Material for this task:

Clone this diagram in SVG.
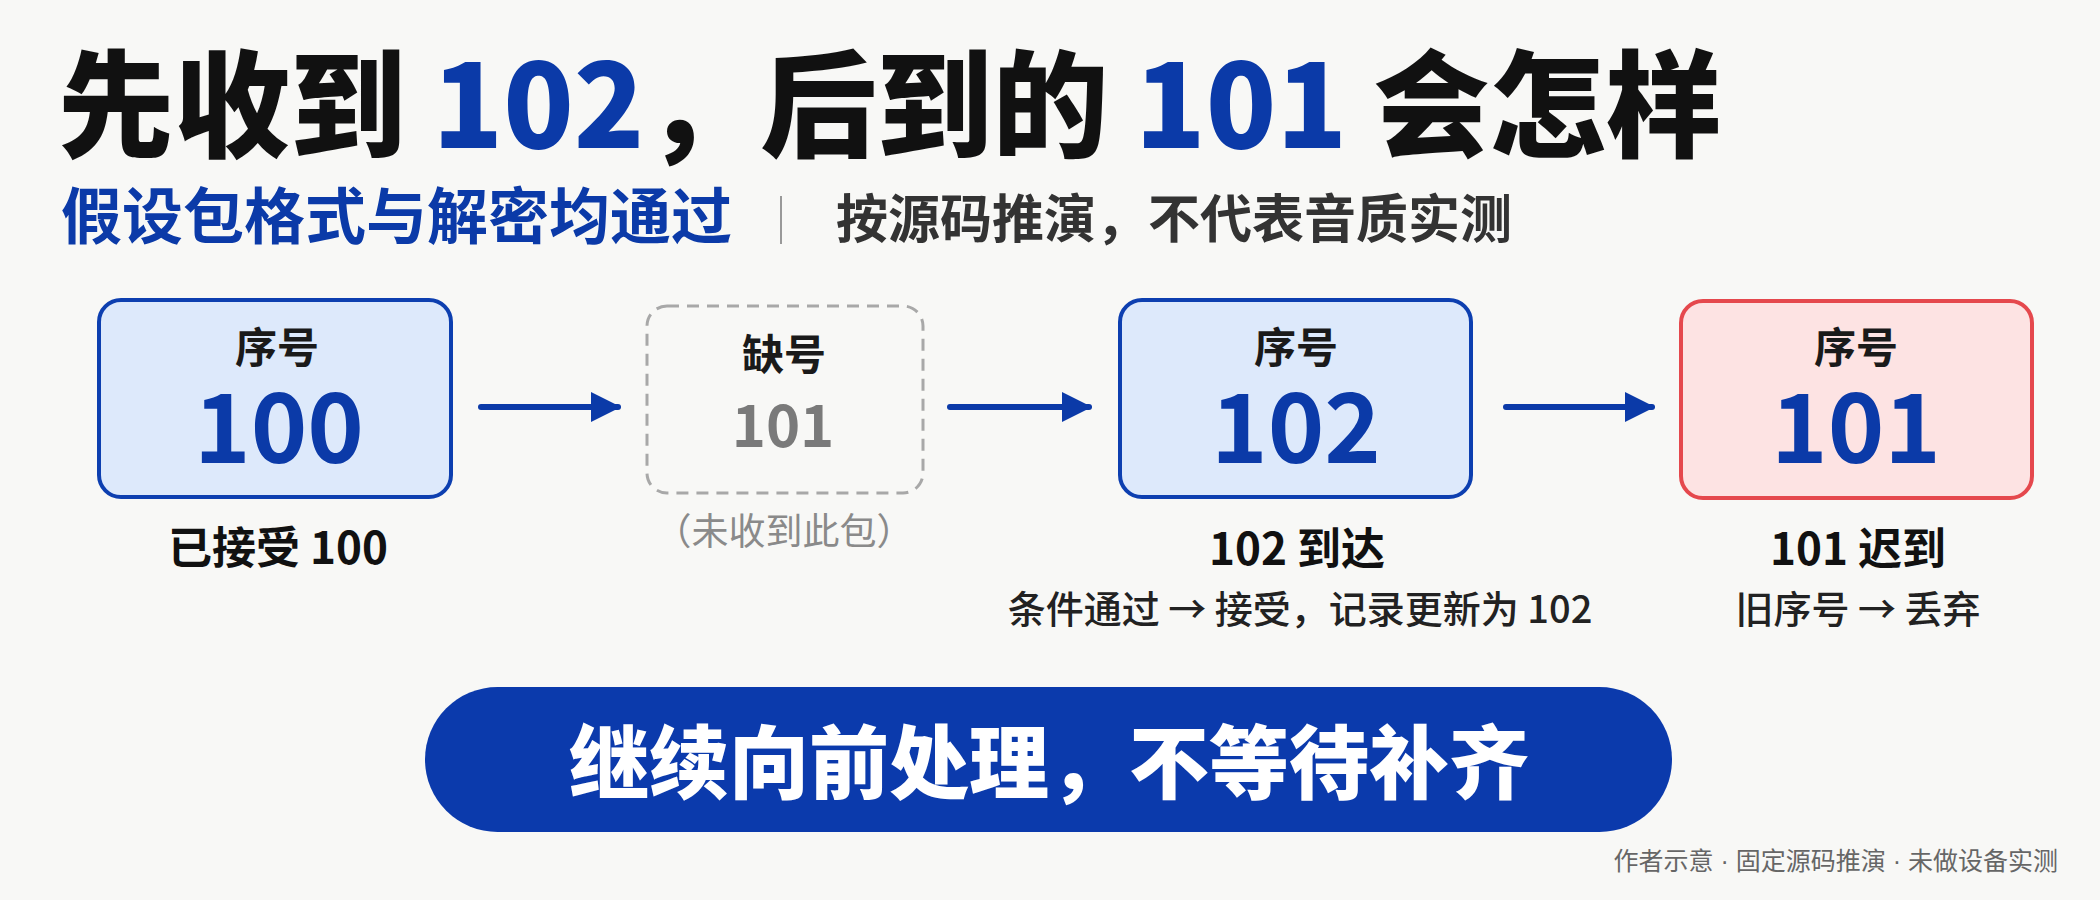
<svg xmlns="http://www.w3.org/2000/svg" width="2100" height="900" viewBox="0 0 2100 900">
<defs>
<style>
text{font-family:"Noto Sans CJK SC","Noto Sans",sans-serif;}
.title{font-size:116px;font-weight:900;fill:#111;}
.blue{fill:#0b3aa8;}
.sub1{font-size:61px;font-weight:700;fill:#0b3aa8;}
.sub2{font-size:52px;font-weight:700;fill:#333;}
.box{stroke-width:4;}
.bluebox{fill:#dde9fb;stroke:#0d3fb0;}
.redbox{fill:#fde3e3;stroke:#e5484d;}
.gapbox{fill:none;stroke:#a8a8a8;stroke-width:3;stroke-dasharray:12 8;}
.head{font-size:42px;font-weight:700;fill:#1a1a1a;text-anchor:middle;}
.num{font-size:96px;font-weight:700;fill:#0b3aa8;text-anchor:middle;}
.gnum{font-size:58px;font-weight:700;fill:#7a7a7a;text-anchor:middle;}
.lab{font-size:44px;font-weight:700;fill:#111;text-anchor:middle;}
.note{font-size:38px;font-weight:500;fill:#222;text-anchor:middle;}
.gnote{font-size:37px;font-weight:400;fill:#8a8a8a;text-anchor:middle;}
.conn{stroke:#0b3aa8;stroke-width:6;stroke-linecap:round;fill:none;}
.foot{font-size:25px;font-weight:400;fill:#666;text-anchor:end;}
.dot{font-family:"Liberation Sans",sans-serif;}
</style>
<marker id="ah" viewBox="0 0 10 10" refX="9" refY="5" markerWidth="5" markerHeight="6" markerUnits="strokeWidth" orient="auto">
<path d="M0,0 L10,5 L0,10 Z" fill="#0b3aa8"/>
</marker>
</defs>
<rect width="2100" height="900" fill="#f8f8f6"/>
<g id="title">
<text class="title" x="58" y="148">先收到 <tspan class="blue">102</tspan>，后到的 <tspan class="blue">101</tspan> 会怎样</text>
<text class="sub1" x="61" y="239">假设包格式与解密均通过</text>
<line x1="781" y1="196" x2="781" y2="244" stroke="#999" stroke-width="2"/>
<text class="sub2" x="836" y="238">按源码推演，不代表音质实测</text>
</g>
<g id="connectors">
<line class="conn" x1="481" y1="407" x2="618" y2="407" marker-end="url(#ah)"/>
<line class="conn" x1="950" y1="407" x2="1089" y2="407" marker-end="url(#ah)"/>
<line class="conn" x1="1506" y1="407" x2="1652" y2="407" marker-end="url(#ah)"/>
</g>
<g id="node-100">
<rect class="box bluebox" x="99" y="300" width="352" height="197" rx="22"/>
<text class="head" x="277" y="363">序号</text>
<text class="num" x="279" y="463">100</text>
<text class="lab" x="278" y="564">已接受 100</text>
</g>
<g id="node-101-missing">
<rect class="gapbox" x="647" y="306" width="276" height="187" rx="20"/>
<text class="head" x="784" y="370" font-size="40" fill="#333">缺号</text>
<text class="gnum" x="783" y="447">101</text>
<text class="gnote" x="784" y="545">（未收到此包）</text>
</g>
<g id="node-102">
<rect class="box bluebox" x="1120" y="300" width="351" height="197" rx="22"/>
<text class="head" x="1296" y="363">序号</text>
<text class="num" x="1296" y="463">102</text>
<text class="lab" x="1297" y="565">102 到达</text>
<text class="note" x="1300" y="623">条件通过 → 接受，记录更新为 102</text>
</g>
<g id="node-101-late">
<rect class="box redbox" x="1681" y="301" width="351" height="197" rx="22"/>
<text class="head" x="1856" y="363">序号</text>
<text class="num" x="1856" y="463">101</text>
<text class="lab" x="1858" y="565">101 迟到</text>
<text class="note" x="1858" y="623">旧序号 → 丢弃</text>
</g>
<g id="banner">
<rect x="425" y="687" width="1247" height="145" rx="72.5" fill="#0b3aac"/>
<text x="1049" y="792" font-size="80" font-weight="900" fill="#fff" text-anchor="middle">继续向前处理，不等待补齐</text>
</g>
<text class="foot" x="2058" y="870">作者示意<tspan class="dot"> · </tspan>固定源码推演<tspan class="dot"> · </tspan>未做设备实测</text>
</svg>
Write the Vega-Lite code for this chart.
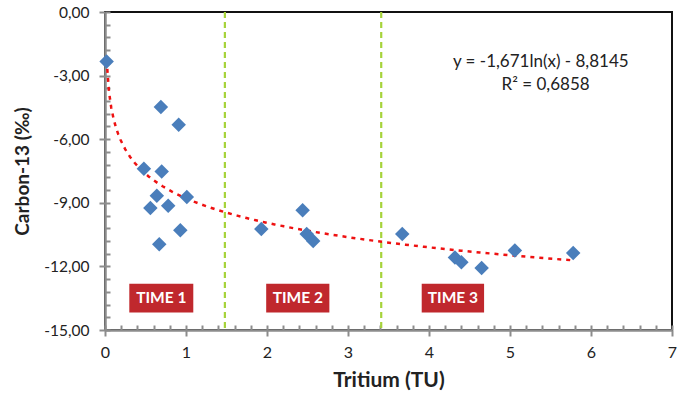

The request:
Pictures are excluded; output everything else in the data verbatim.

Answer to the problem:
Clone this diagram in SVG.
<svg xmlns="http://www.w3.org/2000/svg" width="2100" height="900" viewBox="0 0 2100 900">
<defs>
<style>
text{font-family:"Noto Sans CJK SC","Noto Sans",sans-serif;}
.title{font-size:116px;font-weight:900;fill:#111;}
.blue{fill:#0b3aa8;}
.sub1{font-size:61px;font-weight:700;fill:#0b3aa8;}
.sub2{font-size:52px;font-weight:700;fill:#333;}
.box{stroke-width:4;}
.bluebox{fill:#dde9fb;stroke:#0d3fb0;}
.redbox{fill:#fde3e3;stroke:#e5484d;}
.gapbox{fill:none;stroke:#a8a8a8;stroke-width:3;stroke-dasharray:12 8;}
.head{font-size:42px;font-weight:700;fill:#1a1a1a;text-anchor:middle;}
.num{font-size:96px;font-weight:700;fill:#0b3aa8;text-anchor:middle;}
.gnum{font-size:58px;font-weight:700;fill:#7a7a7a;text-anchor:middle;}
.lab{font-size:44px;font-weight:700;fill:#111;text-anchor:middle;}
.note{font-size:38px;font-weight:500;fill:#222;text-anchor:middle;}
.gnote{font-size:37px;font-weight:400;fill:#8a8a8a;text-anchor:middle;}
.conn{stroke:#0b3aa8;stroke-width:6;stroke-linecap:round;fill:none;}
.foot{font-size:25px;font-weight:400;fill:#666;text-anchor:end;}
.dot{font-family:"Liberation Sans",sans-serif;}
</style>
<marker id="ah" viewBox="0 0 10 10" refX="9" refY="5" markerWidth="5" markerHeight="6" markerUnits="strokeWidth" orient="auto">
<path d="M0,0 L10,5 L0,10 Z" fill="#0b3aa8"/>
</marker>
</defs>
<rect width="2100" height="900" fill="#f8f8f6"/>
<g id="title">
<text class="title" x="58" y="148">先收到 <tspan class="blue">102</tspan>，后到的 <tspan class="blue">101</tspan> 会怎样</text>
<text class="sub1" x="61" y="239">假设包格式与解密均通过</text>
<line x1="781" y1="196" x2="781" y2="244" stroke="#999" stroke-width="2"/>
<text class="sub2" x="836" y="238">按源码推演，不代表音质实测</text>
</g>
<g id="connectors">
<line class="conn" x1="481" y1="407" x2="618" y2="407" marker-end="url(#ah)"/>
<line class="conn" x1="950" y1="407" x2="1089" y2="407" marker-end="url(#ah)"/>
<line class="conn" x1="1506" y1="407" x2="1652" y2="407" marker-end="url(#ah)"/>
</g>
<g id="node-100">
<rect class="box bluebox" x="99" y="300" width="352" height="197" rx="22"/>
<text class="head" x="277" y="363">序号</text>
<text class="num" x="279" y="463">100</text>
<text class="lab" x="278" y="564">已接受 100</text>
</g>
<g id="node-101-missing">
<rect class="gapbox" x="647" y="306" width="276" height="187" rx="20"/>
<text class="head" x="784" y="370" font-size="40" fill="#333">缺号</text>
<text class="gnum" x="783" y="447">101</text>
<text class="gnote" x="784" y="545">（未收到此包）</text>
</g>
<g id="node-102">
<rect class="box bluebox" x="1120" y="300" width="351" height="197" rx="22"/>
<text class="head" x="1296" y="363">序号</text>
<text class="num" x="1296" y="463">102</text>
<text class="lab" x="1297" y="565">102 到达</text>
<text class="note" x="1300" y="623">条件通过 → 接受，记录更新为 102</text>
</g>
<g id="node-101-late">
<rect class="box redbox" x="1681" y="301" width="351" height="197" rx="22"/>
<text class="head" x="1856" y="363">序号</text>
<text class="num" x="1856" y="463">101</text>
<text class="lab" x="1858" y="565">101 迟到</text>
<text class="note" x="1858" y="623">旧序号 → 丢弃</text>
</g>
<g id="banner">
<rect x="425" y="687" width="1247" height="145" rx="72.5" fill="#0b3aac"/>
<text x="1049" y="792" font-size="80" font-weight="900" fill="#fff" text-anchor="middle">继续向前处理，不等待补齐</text>
</g>
<text class="foot" x="2058" y="870">作者示意<tspan class="dot"> · </tspan>固定源码推演<tspan class="dot"> · </tspan>未做设备实测</text>
</svg>
Write the Vega-Lite code for this chart.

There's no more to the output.